Costruita intorno al gesto stilistico ed esetetico, al cuore dell'esperienza dello sci ci sono infatti ebbrezza e velocità. Essa opera un rovesciamento della gerarchia del piacere rispetto all'alpinismo, l'attività che aveva dominato la fruizione della montagna nel corso dell'Ottocento.

Chi scia trae gioia dalla discesa e si annoia durante la (ri)salita ed è questa gerarchia che rende lo sci indifferente o, quanto meno, agnostico rispetto al paesaggio che lo circonda.

La sua esperienza non deve nulla o deve poco, pochissimo, al paesaggio e molto, moltissimo, alla qualità della superficie su cui si pratica.

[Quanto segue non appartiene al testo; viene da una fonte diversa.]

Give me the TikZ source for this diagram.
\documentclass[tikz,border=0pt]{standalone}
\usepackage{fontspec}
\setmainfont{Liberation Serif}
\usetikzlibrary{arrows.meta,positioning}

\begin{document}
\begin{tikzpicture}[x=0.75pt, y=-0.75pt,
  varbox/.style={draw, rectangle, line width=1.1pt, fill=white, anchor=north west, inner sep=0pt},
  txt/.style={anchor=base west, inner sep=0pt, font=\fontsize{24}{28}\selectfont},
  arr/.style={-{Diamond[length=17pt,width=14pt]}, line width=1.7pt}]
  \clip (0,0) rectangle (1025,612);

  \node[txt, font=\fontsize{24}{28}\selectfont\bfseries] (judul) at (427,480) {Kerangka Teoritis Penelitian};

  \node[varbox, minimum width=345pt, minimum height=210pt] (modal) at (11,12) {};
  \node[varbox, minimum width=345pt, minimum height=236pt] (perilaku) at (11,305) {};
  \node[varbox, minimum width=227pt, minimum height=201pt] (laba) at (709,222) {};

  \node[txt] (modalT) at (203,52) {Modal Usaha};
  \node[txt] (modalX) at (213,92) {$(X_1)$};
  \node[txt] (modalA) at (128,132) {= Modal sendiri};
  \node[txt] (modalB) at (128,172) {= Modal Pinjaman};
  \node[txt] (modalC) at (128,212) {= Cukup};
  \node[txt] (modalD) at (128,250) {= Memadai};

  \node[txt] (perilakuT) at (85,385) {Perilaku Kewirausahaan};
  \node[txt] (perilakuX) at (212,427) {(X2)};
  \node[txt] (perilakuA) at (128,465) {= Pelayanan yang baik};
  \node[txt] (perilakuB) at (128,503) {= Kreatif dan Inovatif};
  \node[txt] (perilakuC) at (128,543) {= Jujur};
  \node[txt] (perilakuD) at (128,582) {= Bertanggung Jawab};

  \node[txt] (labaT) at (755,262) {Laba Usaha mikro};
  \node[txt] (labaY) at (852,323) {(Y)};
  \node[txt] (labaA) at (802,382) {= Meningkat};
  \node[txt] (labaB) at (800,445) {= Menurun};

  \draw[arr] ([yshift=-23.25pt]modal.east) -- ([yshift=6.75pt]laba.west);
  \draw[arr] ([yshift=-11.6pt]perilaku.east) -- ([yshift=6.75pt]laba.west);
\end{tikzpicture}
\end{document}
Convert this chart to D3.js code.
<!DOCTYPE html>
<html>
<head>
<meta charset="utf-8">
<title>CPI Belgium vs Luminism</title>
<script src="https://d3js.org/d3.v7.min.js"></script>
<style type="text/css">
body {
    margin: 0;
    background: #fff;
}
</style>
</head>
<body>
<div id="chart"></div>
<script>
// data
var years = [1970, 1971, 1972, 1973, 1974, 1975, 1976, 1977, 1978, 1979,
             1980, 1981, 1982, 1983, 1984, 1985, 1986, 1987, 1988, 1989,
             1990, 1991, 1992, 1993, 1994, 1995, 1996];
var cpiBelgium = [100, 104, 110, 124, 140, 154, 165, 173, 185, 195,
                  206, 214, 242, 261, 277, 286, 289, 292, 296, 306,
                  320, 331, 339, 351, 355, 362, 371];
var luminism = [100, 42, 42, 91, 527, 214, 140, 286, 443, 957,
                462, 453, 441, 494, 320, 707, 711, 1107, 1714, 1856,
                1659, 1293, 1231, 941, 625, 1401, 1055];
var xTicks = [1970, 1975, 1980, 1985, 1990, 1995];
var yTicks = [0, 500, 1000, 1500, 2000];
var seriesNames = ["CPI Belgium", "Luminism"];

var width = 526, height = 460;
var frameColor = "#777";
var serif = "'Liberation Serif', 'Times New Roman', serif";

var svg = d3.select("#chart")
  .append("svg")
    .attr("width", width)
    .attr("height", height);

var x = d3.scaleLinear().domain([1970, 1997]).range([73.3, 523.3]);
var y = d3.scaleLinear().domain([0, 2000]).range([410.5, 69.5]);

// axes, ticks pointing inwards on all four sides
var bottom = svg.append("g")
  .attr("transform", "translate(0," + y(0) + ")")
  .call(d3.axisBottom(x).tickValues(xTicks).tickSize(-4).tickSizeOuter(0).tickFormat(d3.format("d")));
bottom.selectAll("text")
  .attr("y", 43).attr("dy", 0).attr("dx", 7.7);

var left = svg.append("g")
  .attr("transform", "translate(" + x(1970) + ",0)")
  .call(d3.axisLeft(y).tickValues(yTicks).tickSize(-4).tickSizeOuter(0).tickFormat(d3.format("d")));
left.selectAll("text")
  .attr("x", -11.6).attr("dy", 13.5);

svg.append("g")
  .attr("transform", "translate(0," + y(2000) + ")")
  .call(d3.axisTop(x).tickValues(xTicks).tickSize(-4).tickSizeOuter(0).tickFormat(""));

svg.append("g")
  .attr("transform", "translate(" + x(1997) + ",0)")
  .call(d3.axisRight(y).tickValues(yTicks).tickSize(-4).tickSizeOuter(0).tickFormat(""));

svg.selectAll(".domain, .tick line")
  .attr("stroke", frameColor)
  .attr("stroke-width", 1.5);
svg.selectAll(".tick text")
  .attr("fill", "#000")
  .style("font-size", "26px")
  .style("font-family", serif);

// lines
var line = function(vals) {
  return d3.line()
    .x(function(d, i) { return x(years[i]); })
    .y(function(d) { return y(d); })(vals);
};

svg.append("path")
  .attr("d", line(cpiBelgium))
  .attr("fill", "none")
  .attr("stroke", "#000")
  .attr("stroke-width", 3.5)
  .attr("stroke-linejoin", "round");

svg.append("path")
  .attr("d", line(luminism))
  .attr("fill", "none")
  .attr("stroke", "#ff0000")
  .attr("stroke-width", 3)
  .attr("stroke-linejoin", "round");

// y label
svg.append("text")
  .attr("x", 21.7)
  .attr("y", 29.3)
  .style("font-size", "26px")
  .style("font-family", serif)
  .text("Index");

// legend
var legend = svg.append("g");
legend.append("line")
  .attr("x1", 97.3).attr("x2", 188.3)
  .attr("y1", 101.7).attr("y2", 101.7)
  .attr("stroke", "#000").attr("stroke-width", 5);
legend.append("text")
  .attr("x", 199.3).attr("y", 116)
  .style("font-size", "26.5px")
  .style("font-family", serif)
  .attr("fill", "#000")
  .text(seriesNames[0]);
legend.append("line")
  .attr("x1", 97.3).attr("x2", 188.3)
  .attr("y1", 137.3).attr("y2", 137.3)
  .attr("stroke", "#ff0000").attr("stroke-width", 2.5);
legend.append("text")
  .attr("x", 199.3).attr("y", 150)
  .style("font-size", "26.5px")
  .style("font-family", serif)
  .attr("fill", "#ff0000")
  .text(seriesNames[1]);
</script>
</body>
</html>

Se, al mondo, ci sono più di 120 strutture indoor per praticare lo sci al chiuso, su neve artificiale è proprio perché il piacere di sciare deriva dalla vertigine di abbandonare il proprio corpo all'azione della forza di gravità, esercitando al tempo stesso una forma di controllo su di esso tramite l'esecuzione del gesto tecnico e la ricerca della perfezione stilistica.

Chiedersi che piacere provino gli sciatori a lanciarsi lungo piste di neve artificiale circondati dalla brulla cornice di un bosco secco significa guardare al fenomeno da una cornice interpretativa non corretta e proiettare sullo sci una dimensione che non gli è mai appartenuta.

Se non si capisce questo passaggio si continuerà a non capire perché decine di migliaia di persone in tutto il mondo continuano a ostinarsi a sciare immersi in contesti che gli effetti del riscaldamento globale rendono privi di ogni bellezza paesaggistica.

Disinnescare e poi decostruire questo piacere è il momento di antitesi che serve a chi cerca di costruire nuove forme di fruizione della montagna, consapevole che la neve, per come l'abbiamo conosciuta negli ultimi 100 anni, tenderà sempre più rapidamente a smettere di essere un elemento del paesaggio alpino.